• Data provided
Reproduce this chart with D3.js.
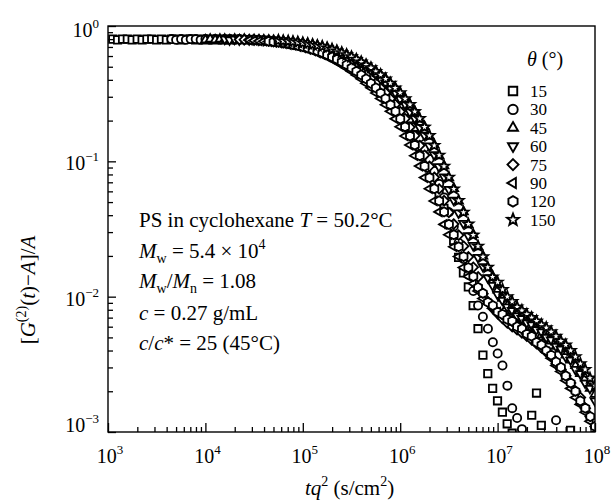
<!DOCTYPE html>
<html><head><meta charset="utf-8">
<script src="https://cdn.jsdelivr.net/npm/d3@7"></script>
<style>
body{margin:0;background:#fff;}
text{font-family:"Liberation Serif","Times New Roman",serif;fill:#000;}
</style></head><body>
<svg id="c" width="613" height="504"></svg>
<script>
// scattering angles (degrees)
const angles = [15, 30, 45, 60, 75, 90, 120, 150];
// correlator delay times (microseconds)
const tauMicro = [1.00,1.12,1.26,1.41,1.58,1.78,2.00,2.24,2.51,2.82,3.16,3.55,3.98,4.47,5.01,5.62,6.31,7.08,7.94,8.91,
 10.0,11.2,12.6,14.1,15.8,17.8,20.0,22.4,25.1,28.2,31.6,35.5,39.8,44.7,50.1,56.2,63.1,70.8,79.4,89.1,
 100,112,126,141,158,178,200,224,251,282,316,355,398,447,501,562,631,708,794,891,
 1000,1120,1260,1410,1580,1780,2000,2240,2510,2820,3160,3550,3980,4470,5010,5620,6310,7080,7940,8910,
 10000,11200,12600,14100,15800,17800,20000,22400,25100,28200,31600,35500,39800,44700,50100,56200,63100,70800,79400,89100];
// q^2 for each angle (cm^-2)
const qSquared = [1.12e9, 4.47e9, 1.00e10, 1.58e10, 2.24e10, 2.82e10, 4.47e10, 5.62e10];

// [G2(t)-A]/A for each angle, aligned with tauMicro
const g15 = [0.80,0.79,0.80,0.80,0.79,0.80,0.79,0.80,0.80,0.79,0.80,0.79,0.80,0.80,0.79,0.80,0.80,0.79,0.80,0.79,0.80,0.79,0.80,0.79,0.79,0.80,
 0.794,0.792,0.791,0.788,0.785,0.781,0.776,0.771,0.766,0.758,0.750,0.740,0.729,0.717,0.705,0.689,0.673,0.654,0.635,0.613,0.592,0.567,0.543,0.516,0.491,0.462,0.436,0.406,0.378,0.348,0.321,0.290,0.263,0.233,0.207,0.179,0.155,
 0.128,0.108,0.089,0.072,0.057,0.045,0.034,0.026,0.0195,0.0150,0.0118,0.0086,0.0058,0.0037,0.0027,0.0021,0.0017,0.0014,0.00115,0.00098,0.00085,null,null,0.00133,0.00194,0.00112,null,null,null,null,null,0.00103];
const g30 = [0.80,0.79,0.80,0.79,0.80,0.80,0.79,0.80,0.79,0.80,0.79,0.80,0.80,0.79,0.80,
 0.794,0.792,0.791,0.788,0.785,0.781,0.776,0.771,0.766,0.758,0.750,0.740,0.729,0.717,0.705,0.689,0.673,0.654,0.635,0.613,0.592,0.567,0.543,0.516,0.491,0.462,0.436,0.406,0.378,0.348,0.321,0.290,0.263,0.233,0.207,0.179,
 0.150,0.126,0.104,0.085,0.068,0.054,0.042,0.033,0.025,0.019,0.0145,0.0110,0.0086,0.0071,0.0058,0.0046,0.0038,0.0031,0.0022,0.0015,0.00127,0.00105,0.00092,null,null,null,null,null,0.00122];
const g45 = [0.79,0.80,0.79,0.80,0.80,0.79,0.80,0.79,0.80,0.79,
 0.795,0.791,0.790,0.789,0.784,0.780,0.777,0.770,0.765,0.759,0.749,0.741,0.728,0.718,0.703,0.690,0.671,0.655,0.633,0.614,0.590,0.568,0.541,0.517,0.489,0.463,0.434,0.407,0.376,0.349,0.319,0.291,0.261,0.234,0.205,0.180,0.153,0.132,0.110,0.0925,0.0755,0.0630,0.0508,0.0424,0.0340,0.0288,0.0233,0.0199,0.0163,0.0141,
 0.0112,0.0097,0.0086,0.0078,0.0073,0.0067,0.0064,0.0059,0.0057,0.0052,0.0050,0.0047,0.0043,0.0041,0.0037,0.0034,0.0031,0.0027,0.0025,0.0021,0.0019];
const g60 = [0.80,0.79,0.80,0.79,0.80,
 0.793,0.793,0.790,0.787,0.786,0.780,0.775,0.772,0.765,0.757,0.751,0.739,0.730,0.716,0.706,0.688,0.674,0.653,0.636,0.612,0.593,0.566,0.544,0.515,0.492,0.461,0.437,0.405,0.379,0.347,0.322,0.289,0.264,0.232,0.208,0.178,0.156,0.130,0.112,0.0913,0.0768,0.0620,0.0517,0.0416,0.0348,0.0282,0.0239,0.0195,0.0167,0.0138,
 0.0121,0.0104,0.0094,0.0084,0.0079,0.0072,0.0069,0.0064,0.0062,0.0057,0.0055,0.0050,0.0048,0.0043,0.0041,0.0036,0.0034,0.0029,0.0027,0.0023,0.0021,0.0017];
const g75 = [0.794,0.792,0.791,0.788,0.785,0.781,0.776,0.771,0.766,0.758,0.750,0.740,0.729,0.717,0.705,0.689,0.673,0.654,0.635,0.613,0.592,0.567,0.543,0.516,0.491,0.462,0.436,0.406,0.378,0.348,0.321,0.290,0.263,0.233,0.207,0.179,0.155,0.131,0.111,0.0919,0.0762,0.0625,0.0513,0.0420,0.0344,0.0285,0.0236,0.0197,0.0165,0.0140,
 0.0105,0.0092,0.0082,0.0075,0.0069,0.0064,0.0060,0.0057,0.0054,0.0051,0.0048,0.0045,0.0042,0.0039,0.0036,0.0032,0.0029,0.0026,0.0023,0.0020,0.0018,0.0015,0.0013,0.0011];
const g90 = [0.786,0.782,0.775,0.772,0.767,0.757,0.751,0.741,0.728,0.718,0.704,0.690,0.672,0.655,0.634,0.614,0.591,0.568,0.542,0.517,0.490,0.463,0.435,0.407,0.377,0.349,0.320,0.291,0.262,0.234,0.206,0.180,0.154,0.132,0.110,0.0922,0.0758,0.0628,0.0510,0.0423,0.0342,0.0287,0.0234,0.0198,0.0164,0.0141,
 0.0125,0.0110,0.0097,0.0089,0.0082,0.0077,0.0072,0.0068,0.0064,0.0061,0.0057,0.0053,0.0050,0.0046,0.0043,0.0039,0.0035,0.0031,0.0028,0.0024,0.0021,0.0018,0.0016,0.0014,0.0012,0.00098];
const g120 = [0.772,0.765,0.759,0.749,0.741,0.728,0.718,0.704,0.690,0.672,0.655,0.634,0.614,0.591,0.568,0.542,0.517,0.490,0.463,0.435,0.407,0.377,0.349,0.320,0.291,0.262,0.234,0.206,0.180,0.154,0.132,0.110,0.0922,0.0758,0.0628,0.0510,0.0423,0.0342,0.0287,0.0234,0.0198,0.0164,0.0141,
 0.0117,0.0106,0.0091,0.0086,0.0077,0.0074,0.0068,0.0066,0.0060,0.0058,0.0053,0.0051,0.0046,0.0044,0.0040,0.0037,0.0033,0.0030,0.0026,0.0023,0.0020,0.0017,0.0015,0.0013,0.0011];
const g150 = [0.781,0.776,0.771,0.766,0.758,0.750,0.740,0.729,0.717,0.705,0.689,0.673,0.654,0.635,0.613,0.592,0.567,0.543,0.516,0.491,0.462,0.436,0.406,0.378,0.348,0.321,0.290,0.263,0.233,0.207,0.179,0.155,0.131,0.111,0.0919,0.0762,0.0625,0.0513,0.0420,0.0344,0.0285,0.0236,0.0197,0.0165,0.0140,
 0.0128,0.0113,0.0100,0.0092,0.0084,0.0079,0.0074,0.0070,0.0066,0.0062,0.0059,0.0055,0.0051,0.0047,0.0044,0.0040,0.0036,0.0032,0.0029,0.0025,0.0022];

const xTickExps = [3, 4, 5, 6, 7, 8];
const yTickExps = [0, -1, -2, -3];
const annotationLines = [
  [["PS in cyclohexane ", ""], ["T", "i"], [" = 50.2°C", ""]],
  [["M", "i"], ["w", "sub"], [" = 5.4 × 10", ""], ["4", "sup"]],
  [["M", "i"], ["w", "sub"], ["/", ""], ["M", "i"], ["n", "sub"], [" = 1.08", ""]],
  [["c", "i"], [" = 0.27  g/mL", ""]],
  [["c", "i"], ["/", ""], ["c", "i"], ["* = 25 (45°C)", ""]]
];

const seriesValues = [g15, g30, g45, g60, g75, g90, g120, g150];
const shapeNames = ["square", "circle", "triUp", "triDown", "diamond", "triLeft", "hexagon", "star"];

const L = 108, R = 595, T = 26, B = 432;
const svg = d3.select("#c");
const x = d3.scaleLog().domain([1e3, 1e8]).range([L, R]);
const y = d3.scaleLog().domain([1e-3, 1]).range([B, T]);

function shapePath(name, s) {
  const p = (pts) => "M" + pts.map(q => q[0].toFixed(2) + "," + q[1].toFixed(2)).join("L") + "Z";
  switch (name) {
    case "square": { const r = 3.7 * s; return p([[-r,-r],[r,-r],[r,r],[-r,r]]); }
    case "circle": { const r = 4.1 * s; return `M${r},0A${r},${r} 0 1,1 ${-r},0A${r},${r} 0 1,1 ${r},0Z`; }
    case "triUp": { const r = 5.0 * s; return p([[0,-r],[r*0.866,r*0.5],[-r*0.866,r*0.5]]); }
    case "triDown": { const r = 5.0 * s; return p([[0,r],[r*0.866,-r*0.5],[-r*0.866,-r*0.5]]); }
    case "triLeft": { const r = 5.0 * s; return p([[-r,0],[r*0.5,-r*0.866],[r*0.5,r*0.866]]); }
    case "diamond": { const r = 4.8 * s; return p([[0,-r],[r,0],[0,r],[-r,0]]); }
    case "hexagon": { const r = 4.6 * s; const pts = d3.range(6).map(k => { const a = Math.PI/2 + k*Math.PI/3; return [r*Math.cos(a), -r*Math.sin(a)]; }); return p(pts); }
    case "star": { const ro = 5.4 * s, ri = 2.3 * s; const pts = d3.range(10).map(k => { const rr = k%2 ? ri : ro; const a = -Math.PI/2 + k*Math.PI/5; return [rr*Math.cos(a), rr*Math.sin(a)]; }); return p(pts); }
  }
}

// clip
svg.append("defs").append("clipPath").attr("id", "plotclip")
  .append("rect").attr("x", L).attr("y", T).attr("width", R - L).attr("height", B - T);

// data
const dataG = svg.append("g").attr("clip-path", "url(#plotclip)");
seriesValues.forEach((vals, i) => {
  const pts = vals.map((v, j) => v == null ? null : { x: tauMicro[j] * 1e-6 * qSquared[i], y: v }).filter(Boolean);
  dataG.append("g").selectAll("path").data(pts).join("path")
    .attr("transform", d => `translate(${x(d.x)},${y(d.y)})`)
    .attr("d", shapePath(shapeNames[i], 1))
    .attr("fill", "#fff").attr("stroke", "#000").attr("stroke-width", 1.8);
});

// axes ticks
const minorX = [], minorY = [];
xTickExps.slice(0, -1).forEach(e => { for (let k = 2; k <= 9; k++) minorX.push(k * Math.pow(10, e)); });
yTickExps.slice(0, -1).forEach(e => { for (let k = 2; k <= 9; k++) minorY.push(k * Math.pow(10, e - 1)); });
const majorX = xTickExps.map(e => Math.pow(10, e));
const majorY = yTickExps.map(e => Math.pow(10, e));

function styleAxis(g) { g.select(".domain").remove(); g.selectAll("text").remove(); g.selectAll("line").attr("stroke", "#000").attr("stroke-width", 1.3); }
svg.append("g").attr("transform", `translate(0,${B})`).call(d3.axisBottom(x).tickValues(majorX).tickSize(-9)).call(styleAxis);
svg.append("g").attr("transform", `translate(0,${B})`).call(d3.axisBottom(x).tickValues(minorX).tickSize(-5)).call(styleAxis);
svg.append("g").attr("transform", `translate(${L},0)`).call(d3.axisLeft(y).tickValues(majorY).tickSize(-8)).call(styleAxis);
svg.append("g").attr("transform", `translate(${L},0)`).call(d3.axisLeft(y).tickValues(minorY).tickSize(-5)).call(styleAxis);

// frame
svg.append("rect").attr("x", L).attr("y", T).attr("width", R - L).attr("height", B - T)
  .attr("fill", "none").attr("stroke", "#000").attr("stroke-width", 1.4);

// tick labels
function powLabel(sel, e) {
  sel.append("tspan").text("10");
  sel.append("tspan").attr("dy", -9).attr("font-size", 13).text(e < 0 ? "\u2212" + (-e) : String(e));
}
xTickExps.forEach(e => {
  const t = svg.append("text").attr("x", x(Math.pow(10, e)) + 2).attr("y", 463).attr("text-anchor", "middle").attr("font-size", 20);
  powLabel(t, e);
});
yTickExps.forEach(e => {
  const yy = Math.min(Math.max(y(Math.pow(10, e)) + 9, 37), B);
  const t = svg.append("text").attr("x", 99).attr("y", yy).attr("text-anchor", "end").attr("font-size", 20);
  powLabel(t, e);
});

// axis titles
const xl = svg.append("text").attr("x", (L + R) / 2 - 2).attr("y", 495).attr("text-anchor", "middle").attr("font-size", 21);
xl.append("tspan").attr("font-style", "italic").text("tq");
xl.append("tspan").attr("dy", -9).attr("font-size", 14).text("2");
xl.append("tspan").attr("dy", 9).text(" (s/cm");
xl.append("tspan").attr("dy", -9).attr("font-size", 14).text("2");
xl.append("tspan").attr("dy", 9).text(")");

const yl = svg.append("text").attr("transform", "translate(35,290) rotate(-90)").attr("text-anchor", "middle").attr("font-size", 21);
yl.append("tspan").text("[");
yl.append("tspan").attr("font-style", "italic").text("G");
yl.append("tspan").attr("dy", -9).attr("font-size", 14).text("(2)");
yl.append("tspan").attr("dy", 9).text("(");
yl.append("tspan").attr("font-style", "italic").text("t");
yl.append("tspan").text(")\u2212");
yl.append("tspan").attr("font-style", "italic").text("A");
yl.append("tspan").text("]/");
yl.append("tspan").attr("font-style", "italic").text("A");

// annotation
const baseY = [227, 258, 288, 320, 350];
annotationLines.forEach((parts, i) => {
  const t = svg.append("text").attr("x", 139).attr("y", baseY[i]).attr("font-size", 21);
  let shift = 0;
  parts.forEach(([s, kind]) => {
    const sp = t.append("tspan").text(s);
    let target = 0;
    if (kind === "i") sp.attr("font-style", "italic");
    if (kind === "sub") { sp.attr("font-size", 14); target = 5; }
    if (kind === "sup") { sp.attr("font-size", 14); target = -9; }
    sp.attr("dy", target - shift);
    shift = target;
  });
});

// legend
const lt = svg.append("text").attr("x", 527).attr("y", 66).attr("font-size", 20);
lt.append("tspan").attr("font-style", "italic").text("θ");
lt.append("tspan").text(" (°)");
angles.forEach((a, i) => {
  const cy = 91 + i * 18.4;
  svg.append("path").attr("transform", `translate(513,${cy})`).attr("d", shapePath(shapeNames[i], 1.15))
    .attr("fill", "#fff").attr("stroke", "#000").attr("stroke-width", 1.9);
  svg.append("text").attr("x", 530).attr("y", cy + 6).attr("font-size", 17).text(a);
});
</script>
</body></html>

• Work instructions
Leave out the pictures, then repeat the listing above exactly from its first line to the line with "2.82e10, 4.47e10, 5.62e10];", inclusive.

• Answer to this problem
Reproduce this chart with D3.js.
<!DOCTYPE html>
<html><head><meta charset="utf-8">
<script src="https://cdn.jsdelivr.net/npm/d3@7"></script>
<style>
body{margin:0;background:#fff;}
text{font-family:"Liberation Serif","Times New Roman",serif;fill:#000;}
</style></head><body>
<svg id="c" width="613" height="504"></svg>
<script>
// scattering angles (degrees)
const angles = [15, 30, 45, 60, 75, 90, 120, 150];
// correlator delay times (microseconds)
const tauMicro = [1.00,1.12,1.26,1.41,1.58,1.78,2.00,2.24,2.51,2.82,3.16,3.55,3.98,4.47,5.01,5.62,6.31,7.08,7.94,8.91,
 10.0,11.2,12.6,14.1,15.8,17.8,20.0,22.4,25.1,28.2,31.6,35.5,39.8,44.7,50.1,56.2,63.1,70.8,79.4,89.1,
 100,112,126,141,158,178,200,224,251,282,316,355,398,447,501,562,631,708,794,891,
 1000,1120,1260,1410,1580,1780,2000,2240,2510,2820,3160,3550,3980,4470,5010,5620,6310,7080,7940,8910,
 10000,11200,12600,14100,15800,17800,20000,22400,25100,28200,31600,35500,39800,44700,50100,56200,63100,70800,79400,89100];
// q^2 for each angle (cm^-2)
const qSquared = [1.12e9, 4.47e9, 1.00e10, 1.58e10, 2.24e10, 2.82e10, 4.47e10, 5.62e10];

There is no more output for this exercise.